TASK DESCRIPTION: Select the lines that contain "this" and copy each of them.

DATA RECORDS:
******

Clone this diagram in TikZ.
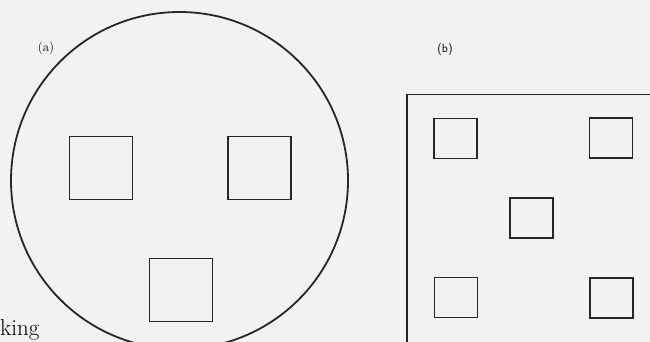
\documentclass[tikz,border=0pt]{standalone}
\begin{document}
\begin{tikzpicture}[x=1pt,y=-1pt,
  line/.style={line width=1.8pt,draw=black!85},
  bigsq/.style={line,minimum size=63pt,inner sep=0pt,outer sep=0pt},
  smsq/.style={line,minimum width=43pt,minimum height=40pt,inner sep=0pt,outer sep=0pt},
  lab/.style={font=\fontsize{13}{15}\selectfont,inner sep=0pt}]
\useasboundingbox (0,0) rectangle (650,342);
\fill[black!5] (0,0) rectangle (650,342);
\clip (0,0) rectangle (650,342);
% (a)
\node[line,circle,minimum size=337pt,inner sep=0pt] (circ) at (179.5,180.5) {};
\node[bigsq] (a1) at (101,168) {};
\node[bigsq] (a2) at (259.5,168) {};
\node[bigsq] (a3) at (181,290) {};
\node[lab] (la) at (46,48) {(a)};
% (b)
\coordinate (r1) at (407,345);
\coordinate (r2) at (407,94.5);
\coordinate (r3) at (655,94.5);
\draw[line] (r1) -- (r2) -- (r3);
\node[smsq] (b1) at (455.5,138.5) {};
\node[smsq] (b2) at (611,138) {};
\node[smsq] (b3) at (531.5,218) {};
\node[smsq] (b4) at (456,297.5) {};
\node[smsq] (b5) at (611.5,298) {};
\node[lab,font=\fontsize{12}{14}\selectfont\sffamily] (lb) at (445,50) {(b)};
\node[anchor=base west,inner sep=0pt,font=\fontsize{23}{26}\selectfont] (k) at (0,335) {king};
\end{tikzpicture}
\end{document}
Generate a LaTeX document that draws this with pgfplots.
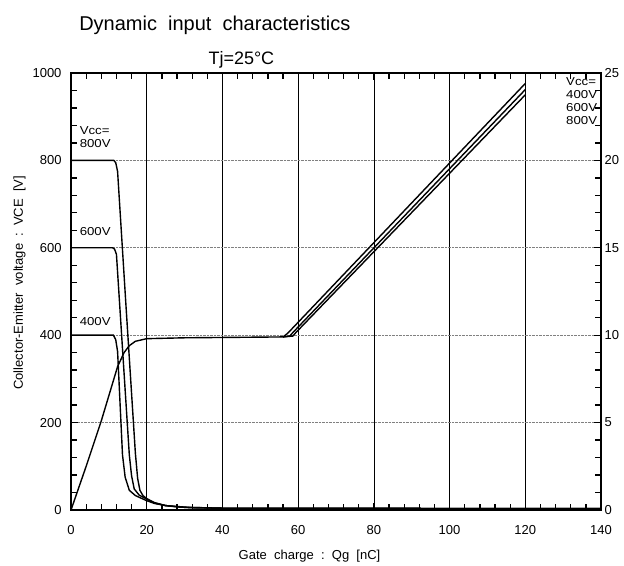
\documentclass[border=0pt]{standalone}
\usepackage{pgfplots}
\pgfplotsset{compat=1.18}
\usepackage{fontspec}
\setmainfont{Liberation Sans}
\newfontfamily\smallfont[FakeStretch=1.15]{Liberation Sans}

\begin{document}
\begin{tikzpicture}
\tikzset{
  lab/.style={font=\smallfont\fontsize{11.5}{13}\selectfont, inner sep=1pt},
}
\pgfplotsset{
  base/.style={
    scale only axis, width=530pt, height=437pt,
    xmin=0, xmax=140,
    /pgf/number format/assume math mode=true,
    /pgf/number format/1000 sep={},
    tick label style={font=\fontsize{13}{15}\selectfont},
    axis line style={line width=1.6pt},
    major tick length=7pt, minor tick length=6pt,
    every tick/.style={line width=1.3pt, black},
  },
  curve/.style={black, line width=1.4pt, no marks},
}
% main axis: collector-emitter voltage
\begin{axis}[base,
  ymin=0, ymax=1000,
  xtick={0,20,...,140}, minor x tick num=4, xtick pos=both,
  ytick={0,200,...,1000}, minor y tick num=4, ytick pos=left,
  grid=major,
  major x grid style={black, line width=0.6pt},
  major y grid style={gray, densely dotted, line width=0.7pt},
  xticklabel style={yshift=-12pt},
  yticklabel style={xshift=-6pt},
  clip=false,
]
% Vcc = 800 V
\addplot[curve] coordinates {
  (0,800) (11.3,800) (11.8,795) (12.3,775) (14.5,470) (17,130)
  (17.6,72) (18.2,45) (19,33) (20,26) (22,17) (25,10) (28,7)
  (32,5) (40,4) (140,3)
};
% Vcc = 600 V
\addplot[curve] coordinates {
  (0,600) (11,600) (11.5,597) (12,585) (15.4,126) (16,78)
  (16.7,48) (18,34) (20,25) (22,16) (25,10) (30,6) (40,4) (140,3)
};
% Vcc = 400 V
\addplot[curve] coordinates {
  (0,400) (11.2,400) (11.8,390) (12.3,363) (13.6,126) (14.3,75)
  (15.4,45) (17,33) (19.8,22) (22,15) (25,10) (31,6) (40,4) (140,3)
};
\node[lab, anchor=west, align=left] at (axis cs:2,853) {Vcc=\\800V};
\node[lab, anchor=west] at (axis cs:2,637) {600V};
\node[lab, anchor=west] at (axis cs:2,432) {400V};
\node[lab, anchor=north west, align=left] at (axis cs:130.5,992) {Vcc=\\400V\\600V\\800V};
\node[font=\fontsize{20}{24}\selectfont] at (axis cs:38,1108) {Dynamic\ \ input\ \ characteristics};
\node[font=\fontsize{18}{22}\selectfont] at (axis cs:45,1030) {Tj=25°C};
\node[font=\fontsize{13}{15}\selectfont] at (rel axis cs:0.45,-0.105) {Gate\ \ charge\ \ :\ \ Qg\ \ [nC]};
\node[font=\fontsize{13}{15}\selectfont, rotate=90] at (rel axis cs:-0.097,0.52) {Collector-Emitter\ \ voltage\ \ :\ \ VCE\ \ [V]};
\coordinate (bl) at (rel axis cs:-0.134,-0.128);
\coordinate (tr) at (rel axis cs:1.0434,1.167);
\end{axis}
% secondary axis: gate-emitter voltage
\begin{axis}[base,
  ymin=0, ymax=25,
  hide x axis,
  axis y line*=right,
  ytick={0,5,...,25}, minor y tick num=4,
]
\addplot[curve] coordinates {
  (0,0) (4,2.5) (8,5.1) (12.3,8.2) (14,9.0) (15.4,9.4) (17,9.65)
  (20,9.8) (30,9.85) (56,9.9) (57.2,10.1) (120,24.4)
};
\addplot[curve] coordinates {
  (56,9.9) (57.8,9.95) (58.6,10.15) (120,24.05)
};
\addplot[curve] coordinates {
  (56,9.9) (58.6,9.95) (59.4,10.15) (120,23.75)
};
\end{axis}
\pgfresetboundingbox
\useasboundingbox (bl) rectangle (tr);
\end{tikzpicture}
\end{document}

******

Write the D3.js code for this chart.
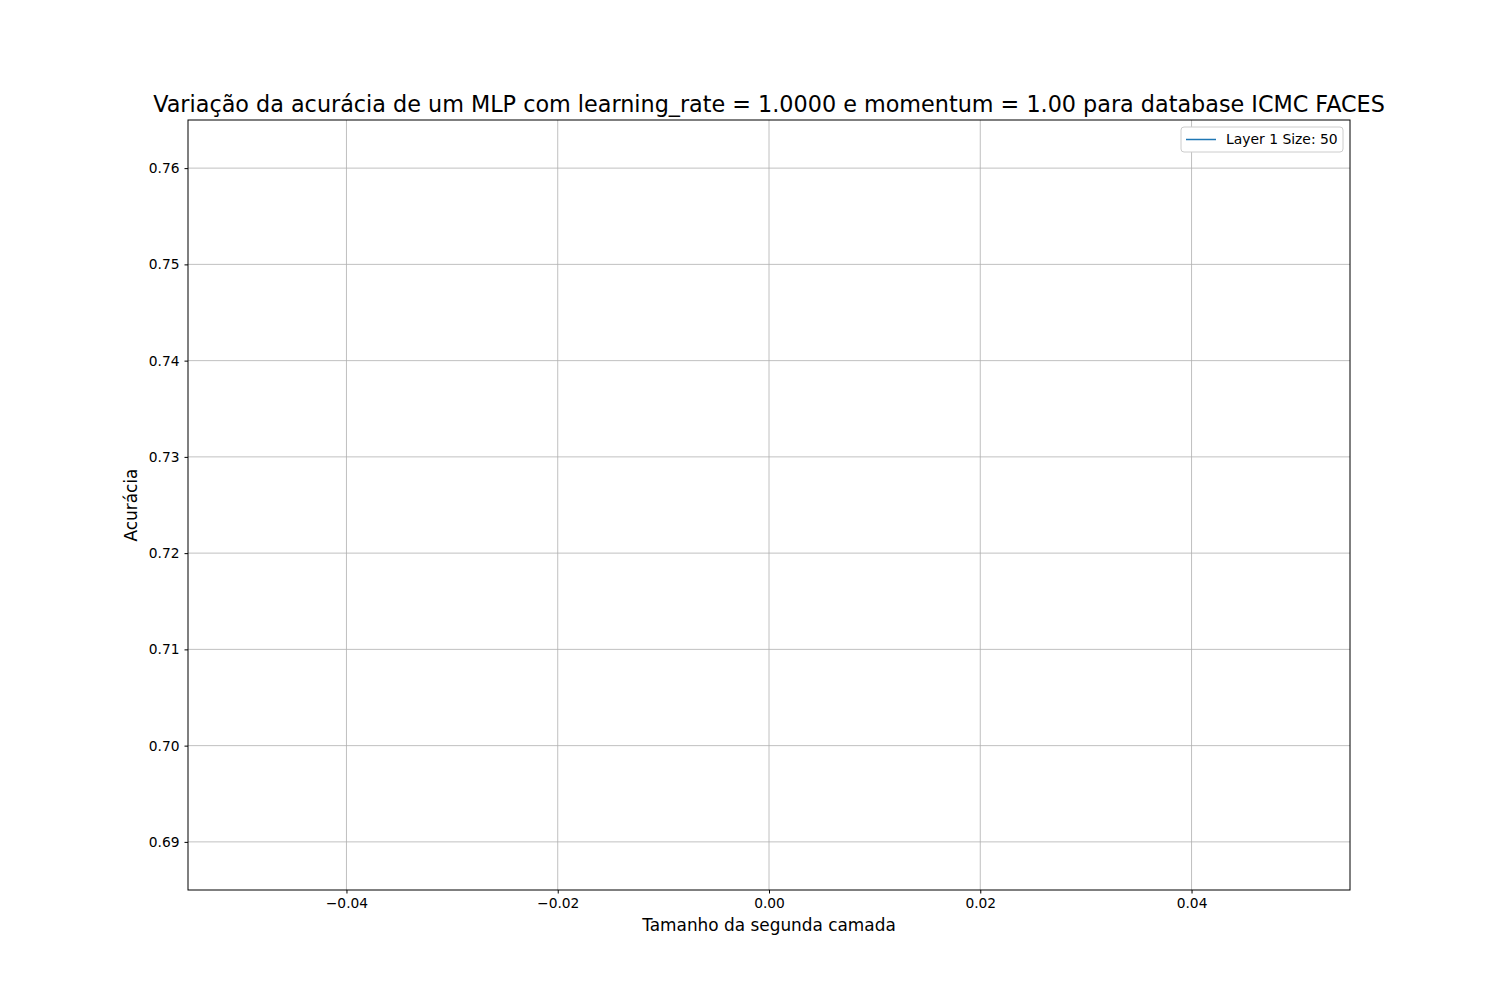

******

EXPECTED OUTPUT:
Clone this diagram in TikZ.
Generate a LaTeX document that draws this with pgfplots.
Write the D3.js code for this chart.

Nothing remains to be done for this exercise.